El aromático olor de la gasolina le golpeó en los orificios nasales con tanta fuerza que le escocieron los ojos. Carter había empezado a llenar la primera botella. Glugluglú, hacía la lata de gasolina. Junior abrió la cremallera de un bolsillo lateral de la mochila y sacó un par de tijeras de costura de su madre. Las utilizó para cortar cuatro jirones de la toalla. Metió uno de ellos en la primera botella, después tiró de él, lo sacó y volvió a meter el otro extremo, dejando colgar toda una tira de tela de toalla empapada en gasolina. Repitió el proceso con las demás botellas.
Las manos no le temblaban demasiado para eso.
El coronel Cox de Barbie había cambiado desde la última vez que Julia lo había visto. Iba muy bien afeitado para ser casi las nueve y media y se había peinado, pero los pantalones de soldado habían perdido su pulcro planchado y esa noche su chaqueta de popelín parecía hacerle bolsas, como si hubiera perdido peso. Estaba de pie delante de unos cuantos manchones de pintura de spray que habían quedado del experimento fallido con el ácido; miraba con el ceño fruncido esa forma de corchete, como si pensara que si se concentrase lo suficiente podría atravesarla andando.
Cierra los ojos y da tres golpecitos con los talones, pensó Julia. Porque en ningún sitio se está como en la Cúpula.

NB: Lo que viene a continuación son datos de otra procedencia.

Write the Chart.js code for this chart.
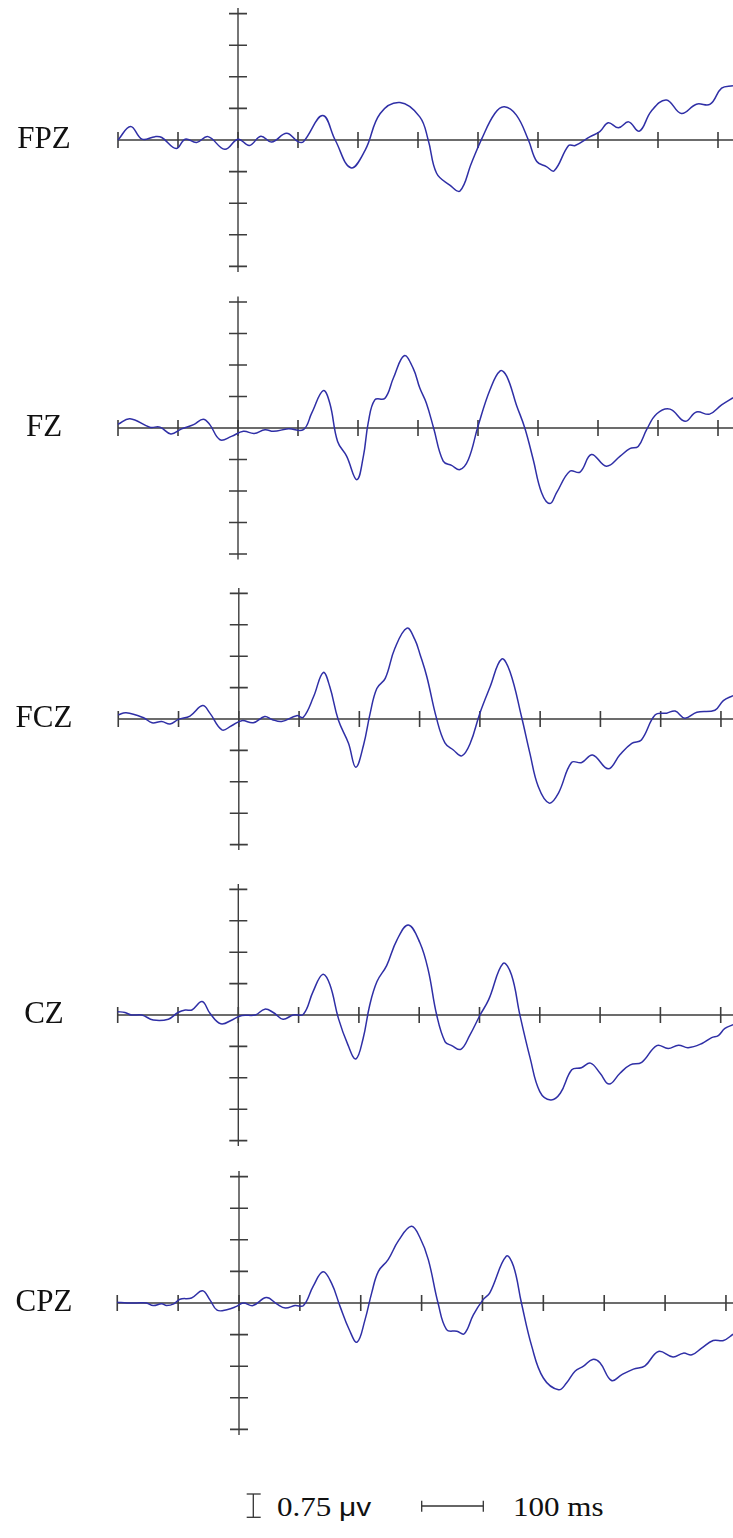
<!DOCTYPE html>
<html>
<head>
<meta charset="utf-8">
<script src="https://cdn.jsdelivr.net/npm/chart.js@4.4.1/dist/chart.umd.min.js"></script>
<style>
  html, body { margin: 0; padding: 0; background: #ffffff; }
  body { width: 733px; height: 1538px; position: relative; overflow: hidden; }
  canvas { position: absolute; left: 0; }
  .lab { position: absolute; left: 0; width: 88px; text-align: center;
         font-family: "Liberation Serif", "Times New Roman", serif; font-size: 31px;
         line-height: 31px; color: #111; white-space: nowrap; }
  .leg { position: absolute; font-family: "Liberation Serif", "Times New Roman", serif;
         font-size: 27px; line-height: 27px; color: #111; white-space: nowrap;
         transform-origin: 0 0; transform: scaleX(1.15); }
  .leg .sans { font-family: "Liberation Sans", Arial, sans-serif; font-size: 26px; }
</style>
</head>
<body>
<script>
// ---------------- data ----------------
const channelNames = ['FPZ', 'FZ', 'FCZ', 'CZ', 'CPZ'];

// tick values (ms and µV)
const xTickValues = [-200, -100, 0, 100, 200, 300, 400, 500, 600, 700, 800];
const yTickValues = [-3, -2.25, -1.5, -0.75, 0.75, 1.5, 2.25, 3];
const axisReachUv = 3.13;

const fpzTime = [-200,-179,-160,-138,-127,-103,-88,-69,-50,-22,0,19,38,56,81,100,109,141,162,188,212,237,270,303,317,331,353,370,389,406,428,444,464,484,498,514,527,551,562,587,603,617,634,651,669,689,714,739,764,787,806,825];
const fpzVolt = [0,0.32,0.02,0.08,0.06,-0.2,0.02,-0.06,0.08,-0.22,0.02,-0.13,0.09,-0.05,0.16,-0.04,-0.04,0.58,0,-0.66,-0.24,0.63,0.89,0.55,0,-0.79,-1.07,-1.21,-0.55,0.02,0.63,0.79,0.59,0,-0.51,-0.63,-0.73,-0.13,-0.13,0.08,0.2,0.41,0.29,0.43,0.21,0.69,0.95,0.63,0.85,0.85,1.23,1.29];

const fzTime = [-200,-180,-147,-130,-112,-94,-74,-58,-47,-30,-11,9,27,45,59,84,109,123,142,153,166,181,198,209,217,228,245,259,277,292,303,314,326,342,356,370,384,400,420,437,448,464,478,492,506,520,531,553,570,589,614,637,653,667,681,698,720,745,764,786,806,825];
const fzVolt = [0.09,0.22,0.02,0.02,-0.14,-0.02,0.08,0.21,0.08,-0.28,-0.2,-0.08,-0.13,-0.04,-0.08,-0.02,-0.04,0.36,0.89,0.59,-0.32,-0.67,-1.23,-0.67,0.12,0.67,0.71,1.19,1.72,1.42,0.95,0.59,0,-0.79,-0.89,-0.99,-0.75,0.04,0.91,1.36,1.23,0.55,0,-0.75,-1.54,-1.8,-1.54,-1.03,-1.05,-0.63,-0.91,-0.67,-0.49,-0.44,-0.04,0.34,0.45,0.16,0.38,0.33,0.55,0.72];

const fczTime = [-200,-187,-158,-144,-128,-114,-100,-81,-60,-48,-28,-12,5,24,43,55,71,96,107,124,140,151,165,182,194,207,218,229,243,259,279,292,301,312,328,342,356,370,384,400,417,436,450,469,483,497,515,530,552,569,587,613,632,652,668,691,710,724,740,760,790,804,820];
const fczVolt = [0.1,0.15,0.03,-0.09,-0.06,-0.12,-0.01,0.07,0.32,0.14,-0.26,-0.16,-0.04,-0.09,0.06,-0.01,-0.06,0.08,0.04,0.53,1.11,0.77,-0.02,-0.58,-1.15,-0.62,0.14,0.73,0.97,1.69,2.17,1.9,1.53,1.01,0.02,-0.57,-0.74,-0.88,-0.58,0.14,0.77,1.43,1.13,0.06,-0.82,-1.62,-2.01,-1.78,-1.04,-1.04,-0.86,-1.19,-0.86,-0.58,-0.5,0.1,0.14,0.19,0.02,0.16,0.21,0.44,0.56];

const czTime = [-200,-188,-177,-160,-141,-116,-100,-88,-77,-60,-47,-29,-8,6,28,44,58,74,91,108,124,140,152,166,182,195,207,218,230,246,263,282,301,315,329,343,354,369,384,401,415,439,453,467,484,500,518,534,553,569,584,600,615,633,650,669,694,713,730,746,769,785,796,807,821];
const czVolt = [0.08,0.06,0,0,-0.12,-0.1,0.06,0.12,0.12,0.32,0.04,-0.21,-0.1,-0.01,0,0.14,0.06,-0.1,0,0.02,0.56,0.97,0.72,-0.08,-0.72,-1.05,-0.56,0.24,0.8,1.18,1.79,2.15,1.73,1.07,0,-0.64,-0.73,-0.82,-0.48,0,0.36,1.23,0.96,0,-1.03,-1.83,-2.03,-1.87,-1.31,-1.26,-1.15,-1.39,-1.65,-1.39,-1.19,-1.13,-0.73,-0.8,-0.72,-0.78,-0.68,-0.54,-0.49,-0.32,-0.23];

const cpzTime = [-200,-184,-168,-152,-141,-127,-119,-107,-97,-78,-60,-48,-36,-20,-4,7,23,45,62,76,92,106,122,138,152,166,181,194,207,218,229,245,262,283,297,311,327,341,358,370,385,401,412,439,451,464,481,500,525,538,552,566,581,593,612,629,648,667,689,713,730,744,760,779,796,812];
const cpzVolt = [0.02,0,0,0,-0.06,-0.02,-0.06,-0.02,0.09,0.12,0.29,0.08,-0.17,-0.16,-0.08,0,-0.06,0.13,-0.02,-0.12,-0.06,-0.06,0.4,0.74,0.47,-0.08,-0.63,-0.93,-0.4,0.24,0.75,1.03,1.48,1.82,1.56,1.03,0,-0.63,-0.67,-0.73,-0.28,0.08,0.24,1.11,0.87,0,-1.03,-1.78,-2.06,-1.9,-1.62,-1.5,-1.34,-1.42,-1.84,-1.7,-1.57,-1.49,-1.15,-1.28,-1.19,-1.23,-1.07,-0.89,-0.89,-0.74];

const channelTimes = [fpzTime, fzTime, fczTime, czTime, cpzTime];
const channelVolts = [fpzVolt, fzVolt, fczVolt, czVolt, cpzVolt];

// ---------------- layout (positions only) ----------------
const panelBaselineY = [140, 428, 719, 1015, 1303];   // page y of the 0 µV line
const panelZeroX     = [238, 238, 238.8, 238.3, 239];  // page x of t = 0
const panelPxPerMs   = [0.6, 0.6, 0.6027, 0.603, 0.6087];
const panelPxPerTick = [31.6, 31.5, 31.4, 31.4, 31.6];
const PANEL_H = 280, PANEL_W = 733;

const LINE_COLOR = '#2f2fa6';
const AXIS_COLOR = '#3d3d3d';

const axisPlugin = {
  id: 'erpAxes',
  beforeDatasetsDraw(chart) {
    const { ctx } = chart;
    const xs = chart.scales.x, ys = chart.scales.y;
    const x0 = xs.getPixelForValue(0);
    const y0 = ys.getPixelForValue(0);
    ctx.save();
    ctx.strokeStyle = AXIS_COLOR;
    ctx.lineWidth = 1.4;
    ctx.beginPath();
    ctx.moveTo(xs.getPixelForValue(xTickValues[0]), y0);
    ctx.lineTo(chart.width, y0);
    ctx.moveTo(x0, ys.getPixelForValue(axisReachUv));
    ctx.lineTo(x0, ys.getPixelForValue(-axisReachUv));
    ctx.stroke();
    ctx.lineWidth = 1.6;
    ctx.beginPath();
    xTickValues.forEach(t => {
      const px = xs.getPixelForValue(t);
      ctx.moveTo(px, y0 - 8); ctx.lineTo(px, y0 + 8);
    });
    yTickValues.forEach(v => {
      const py = ys.getPixelForValue(v);
      ctx.moveTo(x0 - 9, py); ctx.lineTo(x0 + 9, py);
    });
    ctx.stroke();
    ctx.restore();
  }
};

channelNames.forEach((name, i) => {
  const top = panelBaselineY[i] - PANEL_H / 2;
  const canvas = document.createElement('canvas');
  canvas.width = PANEL_W; canvas.height = PANEL_H;
  canvas.style.top = top + 'px';
  canvas.style.width = PANEL_W + 'px'; canvas.style.height = PANEL_H + 'px';
  document.body.appendChild(canvas);

  const pxPerUv = panelPxPerTick[i] / 0.75;
  const halfRange = (PANEL_H / 2) / pxPerUv;
  const k = panelPxPerMs[i];
  const times = channelTimes[i], volts = channelVolts[i];

  new Chart(canvas, {
    type: 'line',
    data: {
      datasets: [{
        label: name,
        data: times.map((t, j) => ({ x: t, y: volts[j] })),
        borderColor: LINE_COLOR,
        borderWidth: 1.5,
        pointRadius: 0,
        fill: false,
        tension: 0.4,
        clip: false
      }]
    },
    options: {
      responsive: false,
      animation: false,
      devicePixelRatio: 1,
      events: [],
      layout: { padding: 0 },
      plugins: { legend: { display: false }, tooltip: { enabled: false }, title: { display: false } },
      scales: {
        x: { type: 'linear', display: false, min: -panelZeroX[i] / k, max: (PANEL_W - panelZeroX[i]) / k },
        y: { type: 'linear', display: false, min: -halfRange, max: halfRange }
      }
    },
    plugins: [axisPlugin]
  });

  const lab = document.createElement('div');
  lab.className = 'lab';
  lab.textContent = name;
  lab.style.top = (panelBaselineY[i] - 18.3) + 'px';
  document.body.appendChild(lab);
});
</script>

<svg style="position:absolute;left:0;top:1480px" width="733" height="58">
  <g stroke="#333" stroke-width="1.3" fill="none">
    <line x1="253.3" y1="14" x2="253.3" y2="37.3"/>
    <line x1="246.7" y1="14" x2="260.7" y2="14"/>
    <line x1="246.7" y1="37.3" x2="260.7" y2="37.3"/>
    <line x1="421.7" y1="26" x2="483.3" y2="26"/>
    <line x1="421.7" y1="20.7" x2="421.7" y2="31.7"/>
    <line x1="483.3" y1="20.7" x2="483.3" y2="31.7"/>
  </g>
</svg>
<div class="leg" style="left:276.7px;top:1494px;">0.75 <span class="sans">μv</span></div>
<div class="leg" style="left:513.3px;top:1494px;">100 ms</div>
</body>
</html>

Presentó Rose a Cox y Cox a Rose. Durante la breve conversación de toma de contacto entre ambos, Julia miró alrededor y lo que vio no le gustó. Las luces seguían en su sitio, iluminando el cielo como si señalaran un glamouroso estreno de Hollywood, y había un ronroneante generador que las alimentaba, pero los camiones ya no estaban allí, ni tampoco la gran tienda verde del cuartel general que habían montado a treinta y cinco o cuarenta y cinco metros de la carretera. Una parcela de hierba aplastada señalaba el lugar que había ocupado. Junto a Cox había dos soldados, pero tenían esa expresión de «no estoy para apariciones en horario de máxima audiencia» que Julia asociaba con asesores o agregados. Seguramente la guardia seguía estando por allí, pero debían de haber ordenado a los soldados que se hicieran atrás, estableciendo el perímetro a una distancia segura para evitar que cualquier pobre gandul que llegara vagando desde el lado de Mills les preguntara qué pasaba.